6. If you could change one thing about yourself, what would it be?
I would say I’m learning to trust myself more and not overthink. I’ve realised that growth comes from embracing who you are, not constantly trying to change it. So instead of changing something, I’m focused on becoming more confident in my own voice.
7. School?
I did my O/Ls at Seventh Day Adventist High School Kandana, and, while at school, I was actively involved in creative activities. I enjoyed participating in English Day events that allowed me to express myself and interact with others. Those experiences helped me build confidence, teamwork, and communication skills, which continue to shape who I am today.
8. Happiest moment?
One of my happiest moments is realising how far I’ve come from being unsure of myself to stepping into opportunities, like modelling, and representing myself with confidence. That feeling of growth is something I truly value, and also a dream come true!

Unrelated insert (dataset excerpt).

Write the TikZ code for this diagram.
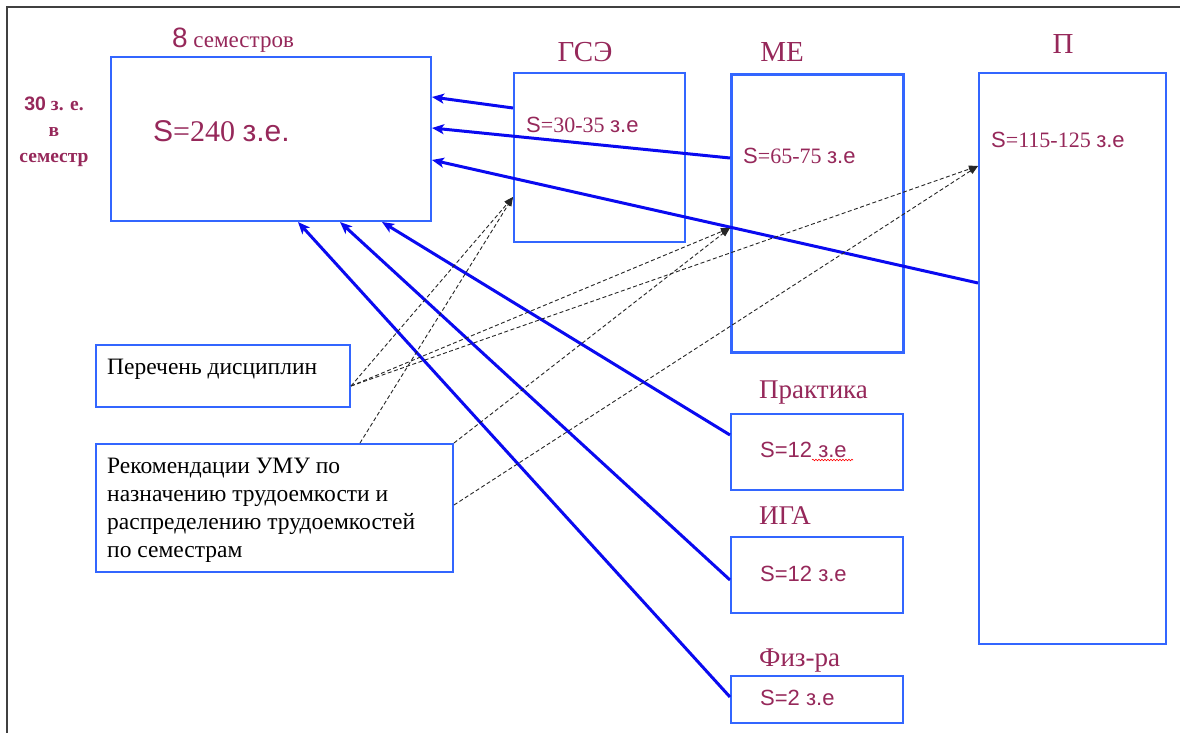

9. Your idea of perfect happiness?
Perfect happiness for me is peace of mind, being surrounded by people I love, doing what I’m passionate about, and feeling proud of who I am becoming.
10. Your ideal guy?
My ideal partner is someone who is respectful, supportive, and confident in himself. Someone who values growth, understands my ambitions, and encourages me to be the best version of myself.
11. Which living person do you most admire?
I admire strong, self-made individuals who have built their identity through hard work and resilience. People who stay true to themselves, despite challenges, inspire me, because they show that success is not just about talent, but also about strength and consistency.
12. Your most treasured possession?
My most treasured possession is my confidence. It’s something I’ve built over time, and it allows me to face challenges, take opportunities, and believe in myself, even when things are uncertain.
13. If you were marooned on a desert island, who would you like as your companion?
I would choose someone who is calm, positive, and resourceful, someone who can turn a difficult situation into an adventure. The right mindset matters more than anything.
14. Your most embarrassing moment?
I’m 19 and still haven’t faced any most embarrassing moment. But I would say I’ve had small moments where things didn’t go as planned, but I’ve learned to laugh at myself. Those moments remind me that perfection isn’t necessary; confidence is about how you recover, not how you avoid mistakes.
15. Done anything daring?
Pursuing modelling and stepping into competitions is something I consider daring. It pushed me out of my comfort zone and challenged me to grow, both personally and professionally.
16. Your ideal vacation?
My ideal vacation would be somewhere peaceful, yet beautiful, like a beach destination where I can relax, reflect, and reconnect with myself, while enjoying nature.
17. What kind of music are you into?
I choose music that matches my mood at that time, whether it’s calm and relaxing or energetic and uplifting. Music is something that helps me express emotions and stay inspired.
18. Favourite radio station?
Usually I don’t listen to radio stations but whenever I get into a car I would search for Yes FM because it has a refined balance of contemporary hits and timeless music. I appreciate how it maintains a vibrant yet sophisticated energy, keeping listeners engaged while creating a consistently uplifting atmosphere. It’s something I enjoy because it adds a sense of positivity and elegance to my day.
19. Favourite TV station?
At the moment, I don’t have a television at home, but growing up, my favourite TV station was ‘Nickelodeon’. I genuinely loved the shows and series it aired; they were fun, creative, and full of personality. It was something I always looked forward to, and those memories still bring a sense of joy and nostalgia, whenever I think about it.
20. Any major plans for the future?
My future plans are to grow in the modelling industry, work with international brands, build a strong personal brand and finish completing a Bachelor’s Degree in Business Studies. At the same time, I want to explore my creative side further, especially in fashion and business, so I can create something of my own one day.